2. The debates in context
On April 6, 2010 British Prime Minister Gordon Brown announced that dissolution of parliament and general election would take place in one month, May 6, 2010. At that time, power was relatively evenly divided between Gordon Brown’s Labour party and David Cameron’s Conservatives (Shirbon, 6 April 2010). The Liberal Democrats had a new leader in Nick Clegg. The campaign was significant in the sense that it was one of the few times that the politics of the time might result in a hung parliament, where three leading candidates running for office had not been the situation since 1979 (when Margaret Thatcher led the Conservatives, James Callaghan represented Labour, and David Steel was the candidate advanced by the Liberal party), where all three parties featured new leaders, and where debates were featured for the first time.

Three debates were held about one week apart in the one-month campaign. The first debate concerned domestic policy, the second international policy, and the third economic policy. Although a variety of issues were addressed under each of those subject areas, two main issues were of concern at the time (Shirbon, 6 April 2010). First, Britain was facing an economic crisis much like the U.S. was in the wake of the 2008 recession. Looming before the British government was a huge budget deficit and markets wanted a clear sense of direction regarding how the government would go about responding to the problem. Second, the outgoing parliament had been tarnished with an expenses scandal where one hundred and forty-five members of parliament were accused of inappropriate expenses while serving in office.

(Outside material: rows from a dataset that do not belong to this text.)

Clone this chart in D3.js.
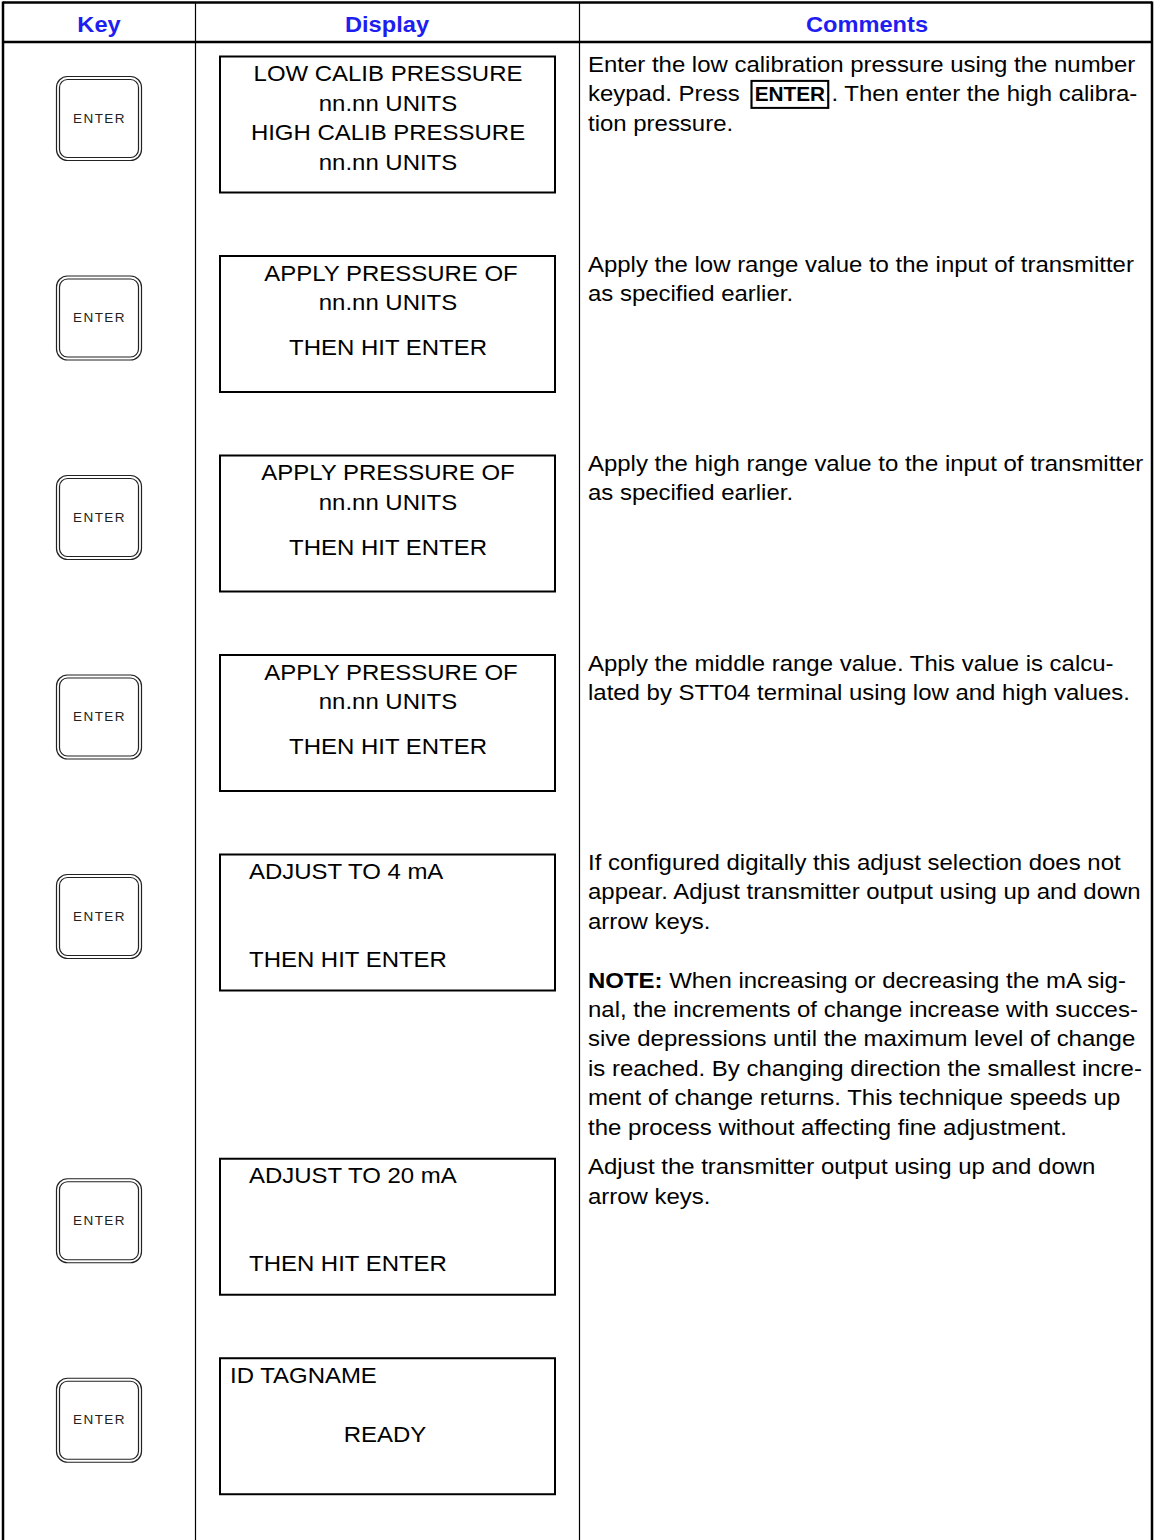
<!DOCTYPE html>
<html><head><meta charset="utf-8">
<script src="https://cdn.jsdelivr.net/npm/d3@7/dist/d3.min.js"></script>
<style>html,body{margin:0;padding:0;background:#fff;}svg{display:block;}</style>
</head><body>
<script>
// ---- data ----
const headers = ["Key", "Display", "Comments"];
const keyLabels = ["ENTER","ENTER","ENTER","ENTER","ENTER","ENTER","ENTER"];
const displayLines = [
  ["LOW CALIB PRESSURE","nn.nn UNITS","HIGH CALIB PRESSURE","nn.nn UNITS"],
  ["APPLY PRESSURE OF","nn.nn UNITS","","THEN HIT ENTER"],
  ["APPLY PRESSURE OF","nn.nn UNITS","","THEN HIT ENTER"],
  ["APPLY PRESSURE OF","nn.nn UNITS","","THEN HIT ENTER"],
  ["ADJUST TO 4 mA","","","THEN HIT ENTER"],
  ["ADJUST TO 20 mA","","","THEN HIT ENTER"],
  ["ID TAGNAME","","READY"]
];
const displayAlign = ["center","center","center","center","left","left","mixed"];
const commentLines = [
  ["Enter the low calibration pressure using the number","keypad. Press [ENTER]. Then enter the high calibra-","tion pressure."],
  ["Apply the low range value to the input of transmitter","as specified earlier."],
  ["Apply the high range value to the input of transmitter","as specified earlier."],
  ["Apply the middle range value. This value is calcu-","lated by STT04 terminal using low and high values."],
  ["If configured digitally this adjust selection does not","appear. Adjust transmitter output using up and down","arrow keys.","","*NOTE:* When increasing or decreasing the mA sig-","nal, the increments of change increase with succes-","sive depressions until the maximum level of change","is reached. By changing direction the smallest incre-","ment of change returns. This technique speeds up","the process without affecting fine adjustment."],
  ["Adjust the transmitter output using up and down","arrow keys."],
  []
];
// row slot units (row 5 is taller because of the note)
const rowUnits = [1,1,1,1,1.525,1,1];

// ---- layout ----
const W = 1156, H = 1540;
const svg = d3.select("body").append("svg").attr("width", W).attr("height", H);
const FONT = "Arial, 'Liberation Sans', Helvetica, sans-serif";
const SX = 1.065;
const colX = [3, 195.5, 579.5, 1152];
const cum = [0]; rowUnits.forEach(u => cum.push(cum[cum.length-1] + u));
const y = d3.scaleLinear().domain([0, cum[cum.length-1]]).range([56, 56 + 199.5 * cum[cum.length-1]]);

// helper: text with horizontal stretch
function stext(parent, x, yy, anchor, size, opts) {
  opts = opts || {};
  const g = parent.append("g").attr("transform", `translate(${x},${yy}) scale(${opts.sx || SX},1)`);
  const t = g.append("text").attr("x", 0).attr("y", 0).attr("text-anchor", anchor)
    .attr("font-family", FONT).attr("font-size", size).attr("fill", opts.fill || "#000");
  if (opts.bold) t.attr("font-weight", "bold");
  return {g, t};
}

// table lines
svg.append("line").attr("x1", colX[0]).attr("x2", colX[3]).attr("y1", 2.5).attr("y2", 2.5).attr("stroke","#000").attr("stroke-width",2.5);
svg.append("line").attr("x1", colX[0]).attr("x2", colX[3]).attr("y1", 42).attr("y2", 42).attr("stroke","#000").attr("stroke-width",2.5);
svg.append("line").attr("x1", colX[0]).attr("x2", colX[0]).attr("y1", 1.5).attr("y2", H).attr("stroke","#000").attr("stroke-width",2.5);
svg.append("line").attr("x1", colX[3]).attr("x2", colX[3]).attr("y1", 1.5).attr("y2", H).attr("stroke","#000").attr("stroke-width",2.5);
[colX[1], colX[2]].forEach(x => svg.append("line").attr("x1", x).attr("x2", x).attr("y1", 2).attr("y2", H).attr("stroke","#000").attr("stroke-width",1.2));

// headers
const headCx = [99, 387, 867];
headers.forEach((h, i) => {
  stext(svg, headCx[i], 31.5, "middle", 22, {bold: true, fill: "#1e1ef0", sx: 1.075}).t.text(h);
});

const LH = 29.4;
keyLabels.forEach((lab, i) => {
  const top = y(cum[i]);
  // key button
  const g = svg.append("g").attr("transform", `translate(56,${top + 20})`);
  g.append("rect").attr("x",0.5).attr("y",0.5).attr("width",85).attr("height",84).attr("rx",11).attr("fill","#fff").attr("stroke","#222").attr("stroke-width",1.2);
  g.append("rect").attr("x",3.5).attr("y",3.5).attr("width",79).attr("height",78).attr("rx",8).attr("fill","none").attr("stroke","#222").attr("stroke-width",1.2);
  g.append("text").attr("x",43.5).attr("y",46.5).attr("text-anchor","middle").attr("font-family",FONT)
    .attr("font-size",13.5).attr("letter-spacing",1.4).attr("fill","#222").text(lab);

  // display box
  svg.append("rect").attr("x",220).attr("y",top+0.5).attr("width",335).attr("height",136).attr("fill","none").attr("stroke","#000").attr("stroke-width",2);
  const lines = displayLines[i];
  const al = displayAlign[i];
  const ys = [top+25, top+54.5, top+84, top+113.5];
  lines.forEach((t, j) => {
    if (!t) return;
    let x, anchor, yy;
    if (al === "center") { x = (i === 0 || j === 1 || j === 3) ? 388 : (i === 2 ? 388 : 391); anchor = "middle"; yy = (i === 0) ? ys[j] : (j < 2 ? ys[j] : top + 99.5); }
    else if (al === "left") { x = 249; anchor = "start"; yy = j === 0 ? top + 25 : top + 113; }
    else { if (j === 0) { x = 230; anchor = "start"; yy = top + 25; } else { x = 385; anchor = "middle"; yy = top + 84.5; } }
    stext(svg, x, yy, anchor, 22.5).t.text(t);
  });

  // comments
  commentLines[i].forEach((t, j) => {
    if (!t) return;
    const ty = top + 16 + j * LH;
    const {g: cg, t: tx} = stext(svg, 588, ty, "start", 22.5);
    const boxM = t.match(/^(.*)\[(.*)\](.*)$/);
    const boldM = t.match(/^\*(.*)\*(.*)$/);
    if (boxM) {
      const s1 = tx.append("tspan").text(boxM[1].trim());
      const preW = s1.node().getComputedTextLength();
      const s2 = tx.append("tspan").attr("dx", 14).attr("font-weight","bold").attr("font-size",19.5).text(boxM[2]);
      const midW = s2.node().getComputedTextLength();
      tx.append("tspan").attr("dx", 6).text(boxM[3]);
      cg.append("rect").attr("x", preW + 11).attr("y", -20.5).attr("width", midW + 6)
        .attr("height", 27).attr("fill","none").attr("stroke","#000").attr("stroke-width",2);
    } else if (boldM) {
      tx.append("tspan").attr("font-weight","bold").text(boldM[1]);
      tx.append("tspan").text(boldM[2]);
    } else tx.text(t);
  });
});
</script>
</body></html>
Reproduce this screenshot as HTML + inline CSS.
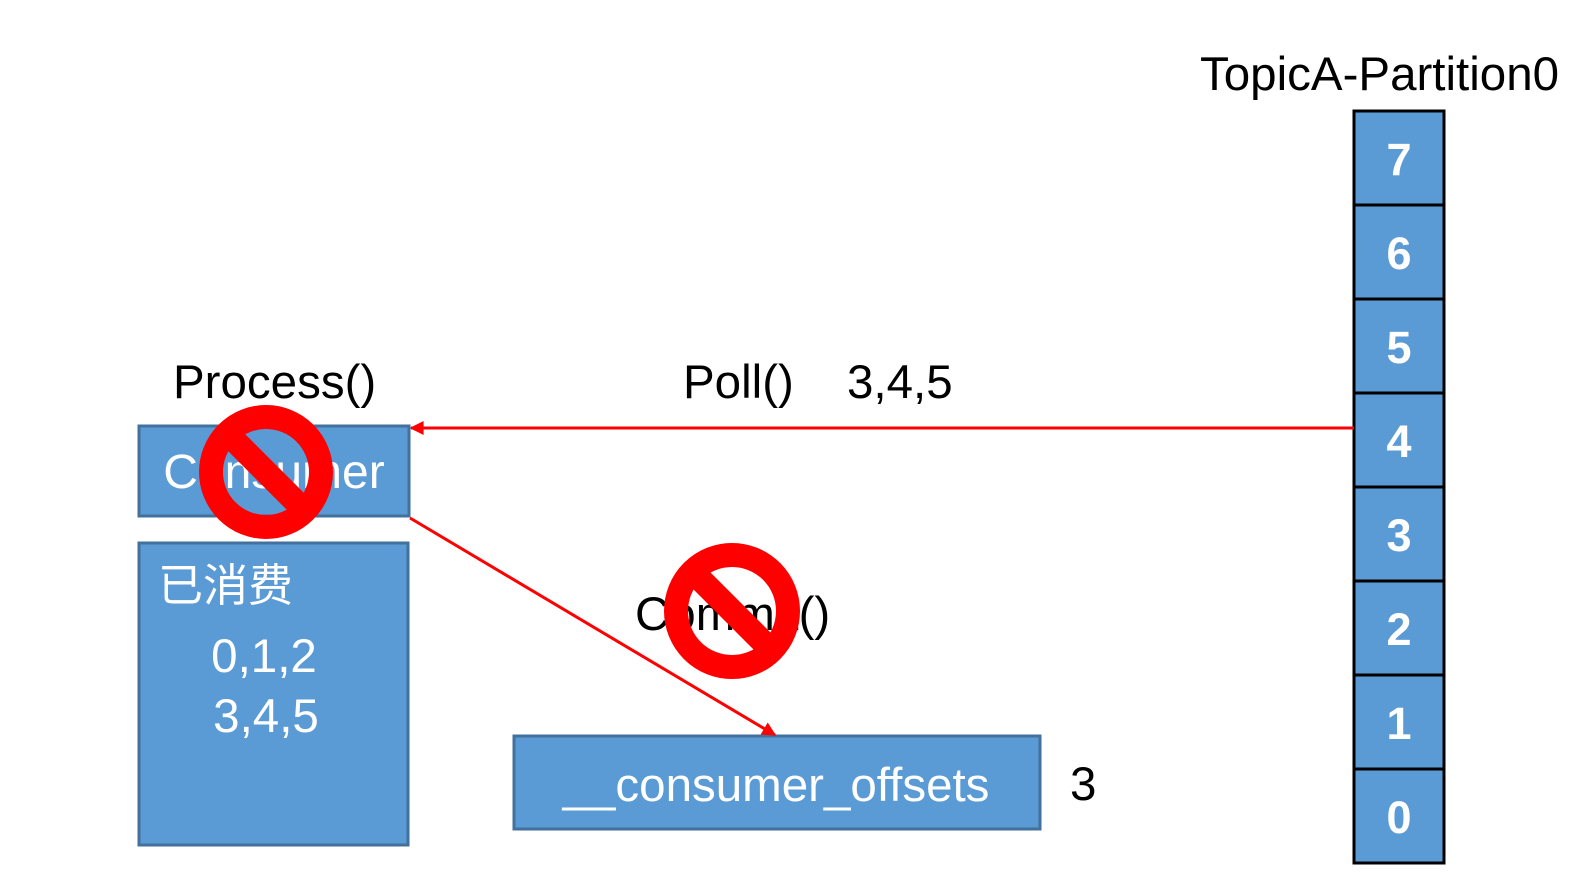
<!DOCTYPE html>
<html><head><meta charset="utf-8"><style>
html,body{margin:0;padding:0;background:#fff;}
svg{display:block;}
text{font-family:"Liberation Sans","Noto Sans CJK SC",sans-serif;}
</style></head><body>
<svg width="1580" height="883" viewBox="0 0 1580 883" xmlns="http://www.w3.org/2000/svg">
<defs>
<marker id="ah2" viewBox="0 0 10 10" markerWidth="16" markerHeight="14" refX="9" refY="5" orient="auto" markerUnits="userSpaceOnUse">
<path d="M0,0 L10,5 L0,10 z" fill="#f00"/></marker>
</defs>
<text x="1200" y="90" font-size="47.5" fill="#000">TopicA-Partition0</text>
<g stroke="#000" stroke-width="3" fill="#5b9bd5">
<rect x="1354" y="111" width="90" height="94"/>
<rect x="1354" y="205" width="90" height="94"/>
<rect x="1354" y="299" width="90" height="94"/>
<rect x="1354" y="393" width="90" height="94"/>
<rect x="1354" y="487" width="90" height="94"/>
<rect x="1354" y="581" width="90" height="94"/>
<rect x="1354" y="675" width="90" height="94"/>
<rect x="1354" y="769" width="90" height="94"/>
</g>
<g fill="#fff" font-size="45" font-weight="bold" text-anchor="middle">
<text x="1399" y="175">7</text><text x="1399" y="269">6</text><text x="1399" y="363">5</text><text x="1399" y="457">4</text>
<text x="1399" y="551">3</text><text x="1399" y="645">2</text><text x="1399" y="739">1</text><text x="1399" y="833">0</text>
</g>
<text x="173" y="398" font-size="47.5">Process()</text>
<text x="683" y="398" font-size="47.5">Poll()</text>
<text x="847" y="398" font-size="47.5">3,4,5</text>
<text x="635" y="630" font-size="47.5">Commit()</text>
<text x="1070" y="800" font-size="47.5">3</text>
<rect x="139" y="426" width="270" height="90" fill="#5b9bd5" stroke="#41719c" stroke-width="3"/>
<text x="274" y="488" font-size="48" fill="#fff" text-anchor="middle">Consumer</text>
<rect x="139" y="543" width="269" height="302" fill="#5b9bd5" stroke="#41719c" stroke-width="3"/>
<text x="158" y="601" font-size="45" fill="#fff">已消费</text>
<text x="264" y="672" font-size="47.5" fill="#fff" text-anchor="middle">0,1,2</text>
<text x="266" y="732" font-size="47.5" fill="#fff" text-anchor="middle">3,4,5</text>
<rect x="514" y="736" width="526" height="93" fill="#5b9bd5" stroke="#41719c" stroke-width="3"/>
<text x="776" y="801" font-size="47.5" fill="#fff" text-anchor="middle">__consumer_offsets</text>
<line x1="1354" y1="428" x2="411" y2="428" stroke="#f00" stroke-width="3" marker-end="url(#ah2)"/>
<line x1="410" y1="518" x2="775" y2="735" stroke="#f00" stroke-width="3" marker-end="url(#ah2)"/>
<g fill="none" stroke="#f00" stroke-width="24">
<circle cx="266" cy="472" r="55"/>
<line x1="228" y1="434" x2="304" y2="510"/>
<circle cx="732" cy="611" r="56"/>
<line x1="694" y1="573" x2="770" y2="649"/>
</g>
</svg>
</body></html>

The format of the debate featured opening statements lasting one minute for each leader. After the three opening statements, the moderator would then take the first question on the agreed theme. Each leader was given one minute to respond to the question and then each leader had one minute to respond to the answers. The moderator was then allowed to open up the discussion for free debate for up to four minutes. Each leader was then given ninety seconds for a closing statement (BBC, 2010). According to the Select Committee on Communications’ Report (13 May 2014), the debates were a success: “the average viewing figures for each of the debates was 9.4 million (ITV), 4 million (Sky), and 8.1 million (BBC)” p. 12.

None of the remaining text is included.